Le calcul écologique

Un nouveau facteur intervient pour valider ce choix : l'avènement du "big data" sous l'effet de la croissance du numérique.

Il s'appuie sur le concept de socialisation présenté à la fin de la première partie. A cette socialisation objective de notre économie, les auteurs proposent d'ajouter une partie subjective permettant d'en orienter le sens vers la soutenabilité et la sobriété.

Ainsi serait permis un vrai progrès : celui d'une organisation comptable des limites planétaires (p 129).
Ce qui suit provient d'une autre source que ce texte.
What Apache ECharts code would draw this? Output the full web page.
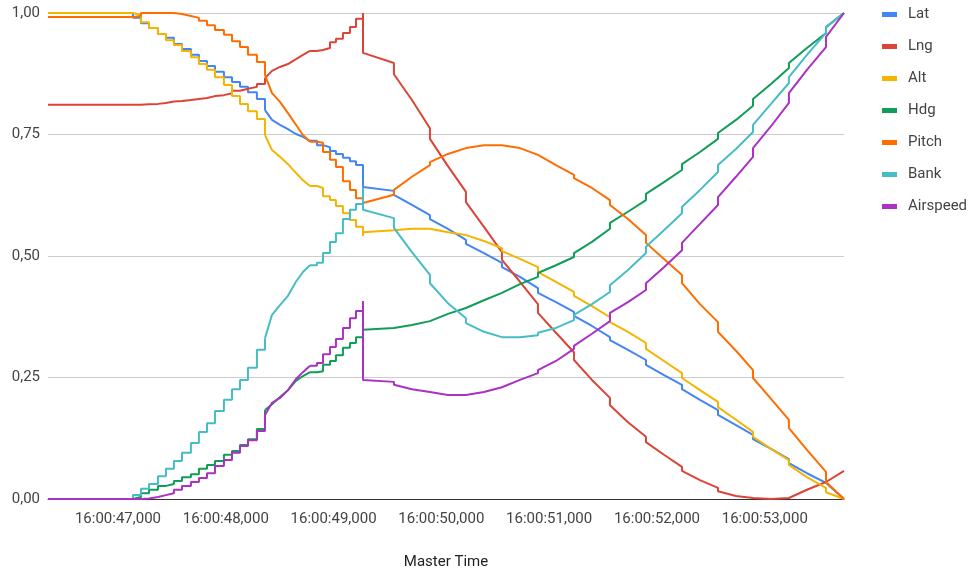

Et pourrait ainsi se mettre en place une gestion macroécologique de l'économie débouchant sur une politique d'investissement "écosocialiste". Au bout se trouverait la possibilité d'une décroissance matérielle portée par la société.

Mais tout cela suppose des conditions politiques...

Un fédéralisme écologique

Après nous avoir présenté sous un jour quasiment laudateur l'exemple de la Chine actuelle, les auteurs nous rassurent en précisant : "il n'est évidemment pas question ici pour nous d'ériger la Chine en modèle à suivre pour la mise en place d'un gouvernement par les besoins" (p214) avec quelques rappels sur la surexploitation et l'autoritarisme en vigueur dans ce pays sans protection sociale et ultra-inégalitaire.

L'aspect relativement exemplaire qu'ils retirent de l'exemple chinois, par opposition à l'exemple soviétique, est la coexistence du centralisme et de la décentralisation qui évoque à bien des égards le fédéralisme, ce processus de centralisation par le bas difficile à définir, mais dont il existe maints exemples historiques, dont par exemple l'Union européenne en gestation. Cependant, "depuis la reprise en main du pays par XI Jinping, "l'autoritarisme décentralisé" est de moins en moins en vigueur. Le tournant écologique a servi à renforcer l'autoritarisme au détriment de l'élément décentralisateur, donnant lieu à un "environnementalisme autoritaire". " (p 215)

Il faut donc chercher ailleurs des références. Et c'est donc le cas de la "planification à la française" des années 1945-1975.

Ce précédent doit être réinvesti dans un cadre et avec des objectifs nouveaux : ceux d'une Constitution "écologisée" par de nouvelles obligations envers les générations futures, d'une relégitimation et d'une relance des services publics par une démocratie "augmentée" : à la fois délibérative (conventions citoyennes) et participative (référendums à choix multiples) nourrissant un processus de planification de la bifurcation nécessaire.


 

A nous d'en créer à présent les conditions d'avènement en développant un nouveau récit politique créant du désir collectif de changement conscient.